Elle procède, ensuite, à un ensemble de changements en matière de lois de finances. Elle renomme, ainsi, la loi de règlement en loi relative aux résultats de la gestion et portant approbation des comptes de l’année afin de mettre l’accent sur la fonction de contrôle du Parlement. Elle crée, par ailleurs, une nouvelle catégorie de loi de finances : la loi de finances de fin de gestion qui correspond aux actuelles lois de finances rectificatives adoptées en fin d’année. Elle rationnalise le calendrier budgétaire dans une perspective de renforcement du chaînage vertueux entre l’exécution et la prévision : à ce titre, elle prévoit l’organisation d’un débat commun sur le rapport d’orientation des finances publiques et le programme de stabilité, et ramène le délai de dépôt de ce que l’on appelait la loi de règlement du 1° juin au 1° mai. Elle renforce, enfin, la transparence des finances publiques, notamment en matière de taxes affectées à des personnes autres que les collectivités locales et les organismes de sécurité sociale.

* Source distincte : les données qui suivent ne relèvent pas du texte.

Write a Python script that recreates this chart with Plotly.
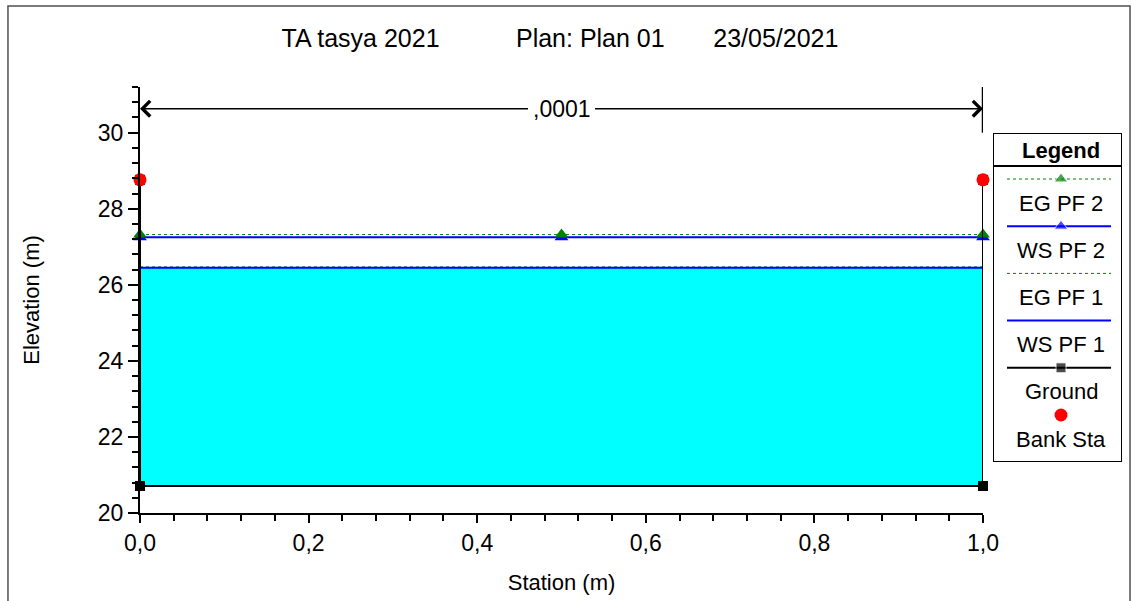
import numpy as np
import plotly.graph_objects as go

# ---------------- data ----------------
ground_sta = [0.0, 0.0, 1.0, 1.0]
ground_elev = [28.76, 20.71, 20.71, 28.76]
bank_sta = [0.0, 1.0]
bank_elev = [28.76, 28.76]
profile_sta = [0.0, 0.5, 1.0]
ws_pf1 = 26.45
eg_pf1 = 26.47
ws_pf2 = 27.25
eg_pf2 = 27.32
n_value_label = ",0001"
n_label_elev = 30.63
title_parts = ["TA tasya 2021", "Plan: Plan 01", "23/05/2021"]
legend_names = ["EG PF 2", "WS PF 2", "EG PF 1", "WS PF 1", "Ground", "Bank Sta"]

FONT = "Liberation Sans, Arial, sans-serif"
GREEN = "#008000"
BLUE = "#0000FF"

fig = go.Figure()

# water fill (ground clipped at WS PF 1)
water_y = np.minimum(np.array(ground_elev), ws_pf1)
fig.add_trace(go.Scatter(x=ground_sta + [ground_sta[0]], y=list(water_y) + [water_y[0]],
                         mode="lines", fill="toself", fillcolor="#00FFFF",
                         line=dict(width=0, color="#00FFFF"), hoverinfo="skip", showlegend=False))

n_prof = len(profile_sta)
fig.add_trace(go.Scatter(x=profile_sta, y=[eg_pf1] * n_prof, mode="lines",
                         line=dict(color=GREEN, width=1, dash="dot"), name="EG PF 1", showlegend=False))
fig.add_trace(go.Scatter(x=profile_sta, y=[ws_pf1] * n_prof, mode="lines",
                         line=dict(color=BLUE, width=2), name="WS PF 1", showlegend=False))
fig.add_trace(go.Scatter(x=profile_sta, y=[ws_pf2] * n_prof, mode="lines+markers",
                         line=dict(color=BLUE, width=2),
                         marker=dict(symbol="triangle-up", size=12, color=BLUE),
                         name="WS PF 2", showlegend=False, cliponaxis=False))
fig.add_trace(go.Scatter(x=profile_sta, y=[eg_pf2] * n_prof, mode="lines+markers",
                         line=dict(color=GREEN, width=1, dash="dot"),
                         marker=dict(symbol="triangle-up", size=12, color=GREEN),
                         name="EG PF 2", showlegend=False, cliponaxis=False))
fig.add_trace(go.Scatter(x=ground_sta, y=ground_elev, mode="lines+markers",
                         line=dict(color="black", width=2),
                         marker=dict(symbol="square", size=10, color="black"),
                         name="Ground", showlegend=False, cliponaxis=False))
fig.add_trace(go.Scatter(x=bank_sta, y=bank_elev, mode="markers",
                         marker=dict(symbol="circle", size=13, color="red"),
                         name="Bank Sta", showlegend=False, cliponaxis=False))

# ---------------- custom legend (on its own axes) ----------------
leg_w, leg_h = 129, 329
line_x = [14, 68, 118]
y0, step = 46, 47.2
styles = [
    dict(line=dict(color=GREEN, width=1, dash="dot"), marker=dict(symbol="triangle-up", size=12, color=GREEN), mode="lines+markers"),
    dict(line=dict(color=BLUE, width=2), marker=dict(symbol="triangle-up", size=12, color=BLUE), mode="lines+markers"),
    dict(line=dict(color=GREEN, width=1, dash="dot"), mode="lines"),
    dict(line=dict(color=BLUE, width=2), mode="lines"),
    dict(line=dict(color="black", width=2), marker=dict(symbol="square", size=10, color="black"), mode="lines+markers"),
    dict(marker=dict(symbol="circle", size=13, color="red"), mode="markers"),
]
annotations = []
for i, (name, st) in enumerate(zip(legend_names, styles)):
    ly = y0 + i * step
    if st["mode"] == "markers":
        xs, ys = [line_x[1]], [ly]
    else:
        xs, ys = line_x, [ly] * 3
    kw = dict(st)
    if st["mode"] == "lines+markers":
        kw["marker"] = dict(st["marker"])
        kw["marker"]["size"] = [0, st["marker"]["size"], 0]
    fig.add_trace(go.Scatter(x=xs, y=ys, xaxis="x2", yaxis="y2", showlegend=False,
                             hoverinfo="skip", **kw))
    annotations.append(dict(x=68, y=ly + 24, xref="x2", yref="y2", text=name,
                            showarrow=False, font=dict(family=FONT, size=22, color="black")))
annotations.append(dict(x=68, y=17, xref="x2", yref="y2", text="<b>Legend</b>",
                        showarrow=False, font=dict(family=FONT, size=22, color="black")))

# Manning's n arrows
for end in [bank_sta[0], bank_sta[-1]]:
    annotations.append(dict(x=end, y=n_label_elev, xref="x", yref="y",
                            ax=np.mean(bank_sta), ay=n_label_elev, axref="x", ayref="y",
                            text=n_value_label, showarrow=True, arrowhead=4, arrowsize=2,
                            arrowwidth=1.5, arrowcolor="black", standoff=0, startstandoff=0,
                            bgcolor="white", borderpad=4,
                            font=dict(family=FONT, size=23, color="black")))

shapes = [
    dict(type="rect", xref="x2", yref="y2", x0=0, x1=leg_w, y0=0, y1=leg_h,
         line=dict(color="black", width=2)),
    dict(type="line", xref="x2", yref="y2", x0=0, x1=leg_w + 4, y0=33, y1=33,
         line=dict(color="black", width=2)),
    dict(type="line", xref="x", yref="y", x0=bank_sta[-1], x1=bank_sta[-1], y0=30.0, y1=31.2,
         line=dict(color="black", width=2.5)),
    dict(type="rect", xref="paper", yref="paper", x0=-0.1331, x1=0.998, y0=-0.22, y1=1.190,
         line=dict(color="#505050", width=1.5)),
]

title_text = title_parts[0] + "\u00a0" * 11 + title_parts[1] + "\u00a0" * 7 + title_parts[2]

fig.update_layout(
    width=1132, height=601,
    margin=dict(l=140, r=0, t=87, b=88),
    paper_bgcolor="white", plot_bgcolor="white",
    separators=",.",
    title=dict(text=title_text, x=(560 - 140) / 992, xanchor="center", xref="paper",
               y=1 - 38 / 601, yanchor="middle",
               font=dict(family=FONT, size=25, color="black")),
    font=dict(family=FONT, size=22, color="black"),
    xaxis=dict(domain=[0, 843 / 992], range=[0, 1], dtick=0.2, tick0=0, tickformat=".1f",
               showline=True, linecolor="black", linewidth=2, ticks="outside", ticklen=8,
               tickwidth=2, tickcolor="black", showgrid=False, zeroline=False,
               minor=dict(dtick=0.04, tick0=0, ticks="outside", ticklen=6, tickwidth=2,
                          tickcolor="black", showgrid=False),
               tickfont=dict(family=FONT, size=23, color="black"),
               title=dict(text="Station (m)", standoff=20, font=dict(family=FONT, size=22)),
               automargin=False, anchor="y"),
    yaxis=dict(range=[20, 31.2], dtick=2, tick0=20, showline=True, linecolor="black",
               linewidth=2, ticks="outside", ticklen=10, tickwidth=2, tickcolor="black",
               showgrid=False, zeroline=False,
               minor=dict(dtick=0.4, tick0=20, ticks="outside", ticklen=6, tickwidth=2,
                          tickcolor="black", showgrid=False),
               tickfont=dict(family=FONT, size=23, color="black"),
               title=dict(text="Elevation (m)", standoff=52, font=dict(family=FONT, size=22)),
               automargin=False, anchor="x"),
    xaxis2=dict(domain=[(993 - 140) / 992, (1122 - 140) / 992], range=[0, leg_w],
                visible=False, fixedrange=True, anchor="y2"),
    yaxis2=dict(domain=[(513 - 462) / 426, (513 - 133) / 426], range=[leg_h, 0],
                visible=False, fixedrange=True, anchor="x2"),
    annotations=annotations,
    shapes=shapes,
)

fig.write_html("out.html", config={"displayModeBar": False},
               post_script="document.body.style.margin='0';")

La loi organique de 2021 améliore, ensuite, l’information du Parlement. S’agissant des annexes, certaines voient leur date de dépôt être avancée, d’autres leur contenu être enrichi. Un rapport sur la dette publique et un rapport sur la situation des finances publiques locales devront, également, être déposés. Quant aux commissions des finances, elles voient leurs pouvoirs pour obtenir certaines informations être renforcés.
Elle étend, enfin, les missions du Haut conseil des finances publiques, notamment en lui reconnaissant la compétence pour se prononcer sur le réalisme des prévisions de recettes et de dépenses du projet de loi de finances de l’année et du projet de loi de financement de la sécurité sociale et pour exprimer un avis sur les projets de loi de programmation sectoriels ayant une incidence sur les finances publiques.